=== Records shown ===

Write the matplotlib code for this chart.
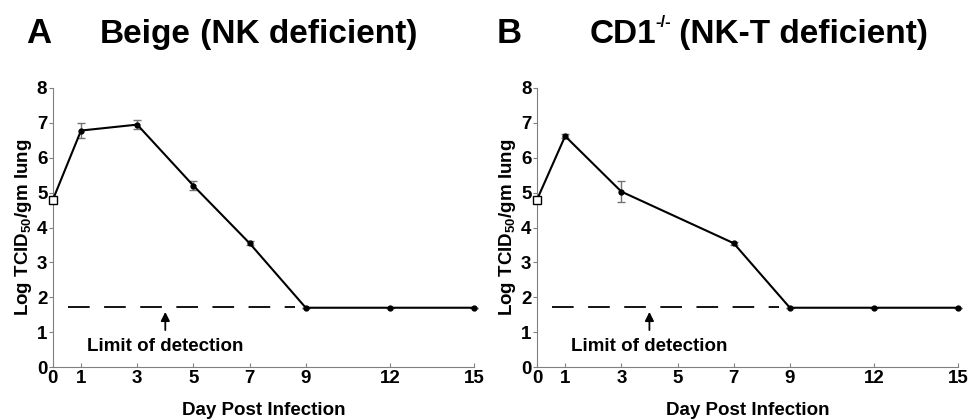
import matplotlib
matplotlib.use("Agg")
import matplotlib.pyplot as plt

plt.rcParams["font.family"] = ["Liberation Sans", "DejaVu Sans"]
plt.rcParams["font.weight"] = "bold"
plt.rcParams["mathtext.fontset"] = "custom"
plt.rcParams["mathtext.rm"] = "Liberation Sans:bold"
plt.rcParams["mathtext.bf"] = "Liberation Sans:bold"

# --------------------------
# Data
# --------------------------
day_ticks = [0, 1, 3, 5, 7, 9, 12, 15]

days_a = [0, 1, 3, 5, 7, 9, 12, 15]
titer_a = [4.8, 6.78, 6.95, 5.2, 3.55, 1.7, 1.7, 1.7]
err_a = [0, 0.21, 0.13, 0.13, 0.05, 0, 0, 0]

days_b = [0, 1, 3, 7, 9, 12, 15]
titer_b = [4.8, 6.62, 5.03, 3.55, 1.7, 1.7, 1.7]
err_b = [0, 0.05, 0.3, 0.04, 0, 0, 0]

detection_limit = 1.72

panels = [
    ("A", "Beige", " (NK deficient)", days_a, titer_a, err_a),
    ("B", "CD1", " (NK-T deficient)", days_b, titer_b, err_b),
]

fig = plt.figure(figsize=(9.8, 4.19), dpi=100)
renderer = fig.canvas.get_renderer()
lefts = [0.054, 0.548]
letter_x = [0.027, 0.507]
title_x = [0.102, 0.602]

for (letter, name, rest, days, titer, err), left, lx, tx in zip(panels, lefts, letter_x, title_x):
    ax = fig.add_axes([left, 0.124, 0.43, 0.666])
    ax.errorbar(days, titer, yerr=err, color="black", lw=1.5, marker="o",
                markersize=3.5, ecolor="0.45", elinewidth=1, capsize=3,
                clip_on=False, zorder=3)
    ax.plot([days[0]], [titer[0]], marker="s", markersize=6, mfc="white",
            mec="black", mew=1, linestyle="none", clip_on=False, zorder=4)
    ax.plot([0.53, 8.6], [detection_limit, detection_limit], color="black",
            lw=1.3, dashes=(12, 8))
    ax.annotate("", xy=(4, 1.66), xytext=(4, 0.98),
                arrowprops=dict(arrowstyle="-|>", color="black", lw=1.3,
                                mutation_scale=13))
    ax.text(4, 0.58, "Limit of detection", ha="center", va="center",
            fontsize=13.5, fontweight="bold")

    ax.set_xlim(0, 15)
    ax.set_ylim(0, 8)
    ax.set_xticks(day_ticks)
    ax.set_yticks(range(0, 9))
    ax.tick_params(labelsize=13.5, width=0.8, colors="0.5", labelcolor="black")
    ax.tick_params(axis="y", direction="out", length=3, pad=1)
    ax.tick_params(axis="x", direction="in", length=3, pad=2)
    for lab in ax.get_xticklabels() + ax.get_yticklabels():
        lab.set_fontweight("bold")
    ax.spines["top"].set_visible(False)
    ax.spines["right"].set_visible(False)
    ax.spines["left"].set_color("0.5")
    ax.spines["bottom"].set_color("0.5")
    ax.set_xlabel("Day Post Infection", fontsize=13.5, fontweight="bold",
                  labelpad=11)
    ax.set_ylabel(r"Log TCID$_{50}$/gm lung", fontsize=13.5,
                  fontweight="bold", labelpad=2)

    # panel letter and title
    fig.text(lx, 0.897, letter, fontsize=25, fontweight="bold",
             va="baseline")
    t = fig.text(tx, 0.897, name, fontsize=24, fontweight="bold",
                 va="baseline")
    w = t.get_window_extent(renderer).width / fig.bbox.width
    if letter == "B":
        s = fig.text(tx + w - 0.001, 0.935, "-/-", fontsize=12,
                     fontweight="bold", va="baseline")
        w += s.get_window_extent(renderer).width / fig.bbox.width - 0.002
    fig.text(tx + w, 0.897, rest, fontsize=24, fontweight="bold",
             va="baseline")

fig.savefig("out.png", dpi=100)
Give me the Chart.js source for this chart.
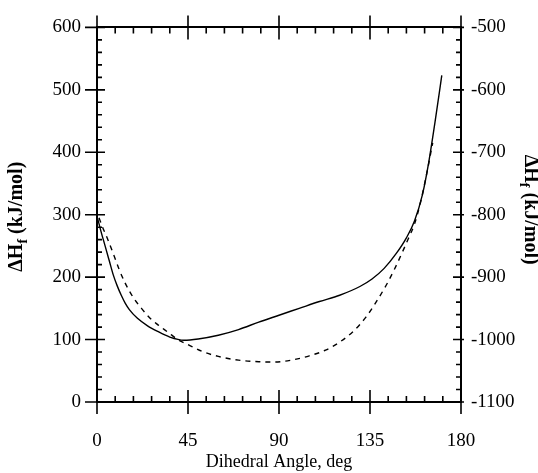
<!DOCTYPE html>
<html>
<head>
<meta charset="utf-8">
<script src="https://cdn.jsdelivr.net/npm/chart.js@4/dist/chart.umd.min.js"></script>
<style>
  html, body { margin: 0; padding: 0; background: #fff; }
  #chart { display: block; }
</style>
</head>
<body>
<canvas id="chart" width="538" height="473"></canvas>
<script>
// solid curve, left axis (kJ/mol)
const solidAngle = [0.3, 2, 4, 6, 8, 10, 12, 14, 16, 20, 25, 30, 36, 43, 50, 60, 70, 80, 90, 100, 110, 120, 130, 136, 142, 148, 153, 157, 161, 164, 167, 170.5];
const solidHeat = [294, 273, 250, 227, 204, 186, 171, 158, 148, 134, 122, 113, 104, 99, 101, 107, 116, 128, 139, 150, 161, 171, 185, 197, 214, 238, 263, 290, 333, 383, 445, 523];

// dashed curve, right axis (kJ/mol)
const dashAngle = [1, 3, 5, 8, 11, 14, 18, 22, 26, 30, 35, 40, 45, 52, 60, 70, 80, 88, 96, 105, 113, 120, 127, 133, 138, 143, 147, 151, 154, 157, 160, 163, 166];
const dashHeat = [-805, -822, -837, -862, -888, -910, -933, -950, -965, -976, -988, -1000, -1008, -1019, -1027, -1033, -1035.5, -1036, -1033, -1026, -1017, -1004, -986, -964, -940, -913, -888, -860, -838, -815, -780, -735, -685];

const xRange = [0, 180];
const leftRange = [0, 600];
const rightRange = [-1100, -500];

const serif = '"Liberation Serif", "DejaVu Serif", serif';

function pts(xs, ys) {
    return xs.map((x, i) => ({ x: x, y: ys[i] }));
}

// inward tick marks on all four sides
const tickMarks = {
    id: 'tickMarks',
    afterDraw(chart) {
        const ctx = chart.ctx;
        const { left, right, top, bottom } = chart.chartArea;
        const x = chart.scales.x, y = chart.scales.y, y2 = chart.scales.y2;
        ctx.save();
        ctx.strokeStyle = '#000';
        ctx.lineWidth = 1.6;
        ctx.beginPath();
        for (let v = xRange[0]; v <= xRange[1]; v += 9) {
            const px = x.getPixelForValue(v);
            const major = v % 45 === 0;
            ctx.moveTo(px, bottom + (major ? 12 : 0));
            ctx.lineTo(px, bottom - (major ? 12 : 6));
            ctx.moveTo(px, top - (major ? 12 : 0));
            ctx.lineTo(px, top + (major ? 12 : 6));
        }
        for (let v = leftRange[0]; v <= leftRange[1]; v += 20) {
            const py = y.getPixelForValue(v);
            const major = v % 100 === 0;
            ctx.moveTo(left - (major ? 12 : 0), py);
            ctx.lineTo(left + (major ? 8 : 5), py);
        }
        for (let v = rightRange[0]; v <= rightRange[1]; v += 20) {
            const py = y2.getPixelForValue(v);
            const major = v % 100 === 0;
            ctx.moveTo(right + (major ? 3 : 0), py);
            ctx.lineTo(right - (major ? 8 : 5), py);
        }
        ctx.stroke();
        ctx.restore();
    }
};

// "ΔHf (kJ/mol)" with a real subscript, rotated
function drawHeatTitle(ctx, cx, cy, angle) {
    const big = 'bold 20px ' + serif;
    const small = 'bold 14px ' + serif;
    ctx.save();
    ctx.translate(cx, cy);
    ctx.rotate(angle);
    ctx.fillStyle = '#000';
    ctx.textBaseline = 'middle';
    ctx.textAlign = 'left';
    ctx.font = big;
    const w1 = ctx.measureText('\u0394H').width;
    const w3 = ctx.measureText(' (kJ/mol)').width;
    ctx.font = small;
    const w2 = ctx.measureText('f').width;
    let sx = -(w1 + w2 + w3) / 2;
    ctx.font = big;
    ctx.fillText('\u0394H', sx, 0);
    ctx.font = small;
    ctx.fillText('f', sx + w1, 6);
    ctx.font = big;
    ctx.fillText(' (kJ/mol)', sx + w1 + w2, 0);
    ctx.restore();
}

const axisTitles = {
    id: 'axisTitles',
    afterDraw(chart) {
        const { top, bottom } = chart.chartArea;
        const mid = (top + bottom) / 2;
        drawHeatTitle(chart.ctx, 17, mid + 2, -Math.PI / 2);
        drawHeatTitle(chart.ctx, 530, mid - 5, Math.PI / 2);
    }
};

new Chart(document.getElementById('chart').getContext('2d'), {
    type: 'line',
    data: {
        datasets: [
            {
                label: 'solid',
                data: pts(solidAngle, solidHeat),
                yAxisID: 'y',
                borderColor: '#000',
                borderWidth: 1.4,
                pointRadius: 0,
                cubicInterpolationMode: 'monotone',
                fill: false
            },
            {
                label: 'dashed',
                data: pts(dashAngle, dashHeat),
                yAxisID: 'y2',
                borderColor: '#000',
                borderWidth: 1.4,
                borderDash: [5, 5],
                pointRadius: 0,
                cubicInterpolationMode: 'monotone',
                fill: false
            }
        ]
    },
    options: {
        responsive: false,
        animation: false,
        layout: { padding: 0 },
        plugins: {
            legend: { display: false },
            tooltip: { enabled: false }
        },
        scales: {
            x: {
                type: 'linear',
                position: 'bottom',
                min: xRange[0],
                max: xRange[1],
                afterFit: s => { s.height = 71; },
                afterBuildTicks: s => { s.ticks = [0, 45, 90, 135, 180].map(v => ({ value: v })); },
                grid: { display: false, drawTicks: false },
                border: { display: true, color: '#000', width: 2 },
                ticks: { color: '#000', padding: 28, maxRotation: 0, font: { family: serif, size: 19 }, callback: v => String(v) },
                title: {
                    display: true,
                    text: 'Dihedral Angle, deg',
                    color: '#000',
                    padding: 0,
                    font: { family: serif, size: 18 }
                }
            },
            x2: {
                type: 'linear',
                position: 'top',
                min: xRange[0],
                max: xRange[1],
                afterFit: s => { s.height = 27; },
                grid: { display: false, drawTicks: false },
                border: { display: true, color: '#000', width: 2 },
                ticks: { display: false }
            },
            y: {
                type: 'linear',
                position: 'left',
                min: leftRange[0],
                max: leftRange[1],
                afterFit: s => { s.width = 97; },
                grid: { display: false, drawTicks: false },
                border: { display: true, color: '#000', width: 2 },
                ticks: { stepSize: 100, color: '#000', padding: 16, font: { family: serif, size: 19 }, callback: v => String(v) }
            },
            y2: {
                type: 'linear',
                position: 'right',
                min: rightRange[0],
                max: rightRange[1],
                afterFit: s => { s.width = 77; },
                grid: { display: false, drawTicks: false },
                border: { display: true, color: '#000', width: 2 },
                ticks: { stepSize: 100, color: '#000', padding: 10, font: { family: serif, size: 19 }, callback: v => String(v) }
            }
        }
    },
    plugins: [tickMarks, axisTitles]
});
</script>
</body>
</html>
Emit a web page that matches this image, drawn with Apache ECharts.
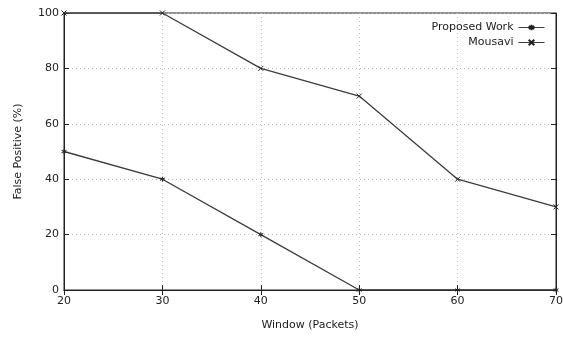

===

*Problem requirements*.
Write down every line from the opening of the listing to the line with "title_x = [0.102, 0.602]", both included, and nothing else; the pictures are omitted.

*Answer for the task*.
Write the matplotlib code for this chart.
import matplotlib
matplotlib.use("Agg")
import matplotlib.pyplot as plt

plt.rcParams["font.family"] = ["Liberation Sans", "DejaVu Sans"]
plt.rcParams["font.weight"] = "bold"
plt.rcParams["mathtext.fontset"] = "custom"
plt.rcParams["mathtext.rm"] = "Liberation Sans:bold"
plt.rcParams["mathtext.bf"] = "Liberation Sans:bold"

# --------------------------
# Data
# --------------------------
day_ticks = [0, 1, 3, 5, 7, 9, 12, 15]

days_a = [0, 1, 3, 5, 7, 9, 12, 15]
titer_a = [4.8, 6.78, 6.95, 5.2, 3.55, 1.7, 1.7, 1.7]
err_a = [0, 0.21, 0.13, 0.13, 0.05, 0, 0, 0]

days_b = [0, 1, 3, 7, 9, 12, 15]
titer_b = [4.8, 6.62, 5.03, 3.55, 1.7, 1.7, 1.7]
err_b = [0, 0.05, 0.3, 0.04, 0, 0, 0]

detection_limit = 1.72

panels = [
    ("A", "Beige", " (NK deficient)", days_a, titer_a, err_a),
    ("B", "CD1", " (NK-T deficient)", days_b, titer_b, err_b),
]

fig = plt.figure(figsize=(9.8, 4.19), dpi=100)
renderer = fig.canvas.get_renderer()
lefts = [0.054, 0.548]
letter_x = [0.027, 0.507]
title_x = [0.102, 0.602]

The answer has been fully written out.